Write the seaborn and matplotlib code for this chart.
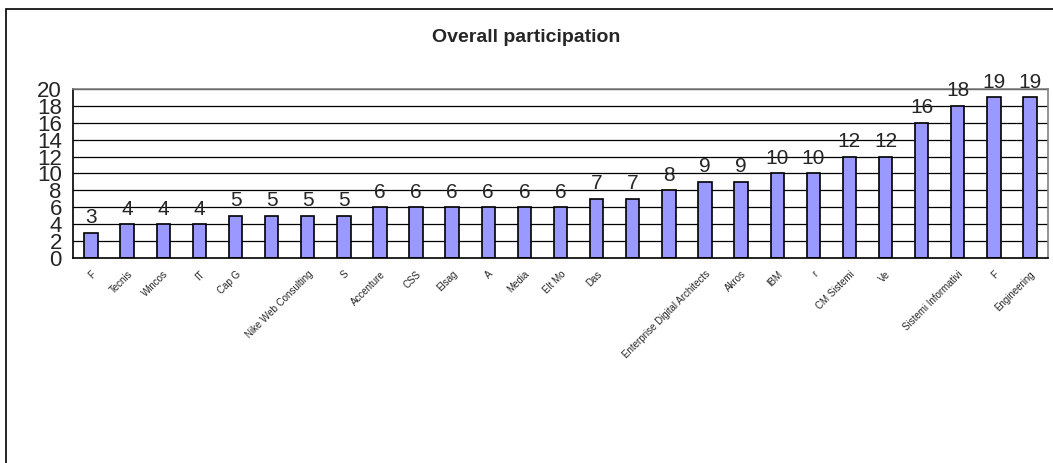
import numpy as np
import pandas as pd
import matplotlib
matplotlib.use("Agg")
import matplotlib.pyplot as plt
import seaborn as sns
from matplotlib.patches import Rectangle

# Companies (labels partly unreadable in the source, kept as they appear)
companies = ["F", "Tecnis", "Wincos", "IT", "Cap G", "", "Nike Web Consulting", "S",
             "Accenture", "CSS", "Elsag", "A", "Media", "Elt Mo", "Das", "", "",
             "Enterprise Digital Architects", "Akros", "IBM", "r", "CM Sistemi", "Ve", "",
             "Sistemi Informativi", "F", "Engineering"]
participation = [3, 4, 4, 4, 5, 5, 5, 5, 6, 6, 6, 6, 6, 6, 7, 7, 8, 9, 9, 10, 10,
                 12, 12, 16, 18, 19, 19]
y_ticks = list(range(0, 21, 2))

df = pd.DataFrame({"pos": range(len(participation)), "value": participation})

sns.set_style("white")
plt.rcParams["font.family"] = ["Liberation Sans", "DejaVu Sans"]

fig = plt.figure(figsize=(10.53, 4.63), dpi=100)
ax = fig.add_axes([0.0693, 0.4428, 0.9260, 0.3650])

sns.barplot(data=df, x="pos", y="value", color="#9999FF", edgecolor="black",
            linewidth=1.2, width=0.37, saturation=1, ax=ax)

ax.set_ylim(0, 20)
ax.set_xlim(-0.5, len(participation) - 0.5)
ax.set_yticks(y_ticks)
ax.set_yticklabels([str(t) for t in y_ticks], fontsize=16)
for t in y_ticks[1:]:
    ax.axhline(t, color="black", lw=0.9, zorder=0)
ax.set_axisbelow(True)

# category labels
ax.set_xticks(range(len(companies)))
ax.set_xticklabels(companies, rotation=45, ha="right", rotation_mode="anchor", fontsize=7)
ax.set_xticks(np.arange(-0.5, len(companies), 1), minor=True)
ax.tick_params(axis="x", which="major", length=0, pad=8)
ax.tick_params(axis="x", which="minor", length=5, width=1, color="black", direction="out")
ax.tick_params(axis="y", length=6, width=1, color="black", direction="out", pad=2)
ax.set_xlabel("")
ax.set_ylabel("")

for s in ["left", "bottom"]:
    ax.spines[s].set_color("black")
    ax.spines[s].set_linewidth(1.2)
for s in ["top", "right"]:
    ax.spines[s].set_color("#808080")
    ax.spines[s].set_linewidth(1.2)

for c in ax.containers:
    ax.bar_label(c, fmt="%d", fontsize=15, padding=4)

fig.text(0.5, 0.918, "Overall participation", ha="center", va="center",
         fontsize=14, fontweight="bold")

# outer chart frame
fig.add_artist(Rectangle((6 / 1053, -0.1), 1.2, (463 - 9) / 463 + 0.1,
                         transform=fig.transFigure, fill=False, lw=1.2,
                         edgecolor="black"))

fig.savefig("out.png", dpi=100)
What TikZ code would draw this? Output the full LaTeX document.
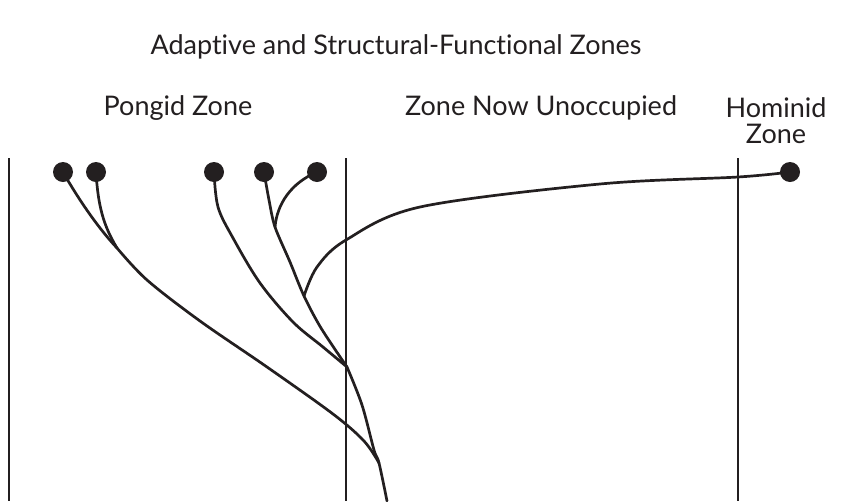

## [STATED PROBLEM]
Word for word, give again the lines from the first entry to the line with "ax = fig.add_axes([0.0693, 0.4428, 0.9260, 0.3650])", inclusive. Exclude the pictures.

## [COMPLETE RESPONSE]
Write the seaborn and matplotlib code for this chart.
import numpy as np
import pandas as pd
import matplotlib
matplotlib.use("Agg")
import matplotlib.pyplot as plt
import seaborn as sns
from matplotlib.patches import Rectangle

# Companies (labels partly unreadable in the source, kept as they appear)
companies = ["F", "Tecnis", "Wincos", "IT", "Cap G", "", "Nike Web Consulting", "S",
             "Accenture", "CSS", "Elsag", "A", "Media", "Elt Mo", "Das", "", "",
             "Enterprise Digital Architects", "Akros", "IBM", "r", "CM Sistemi", "Ve", "",
             "Sistemi Informativi", "F", "Engineering"]
participation = [3, 4, 4, 4, 5, 5, 5, 5, 6, 6, 6, 6, 6, 6, 7, 7, 8, 9, 9, 10, 10,
                 12, 12, 16, 18, 19, 19]
y_ticks = list(range(0, 21, 2))

df = pd.DataFrame({"pos": range(len(participation)), "value": participation})

sns.set_style("white")
plt.rcParams["font.family"] = ["Liberation Sans", "DejaVu Sans"]

fig = plt.figure(figsize=(10.53, 4.63), dpi=100)
ax = fig.add_axes([0.0693, 0.4428, 0.9260, 0.3650])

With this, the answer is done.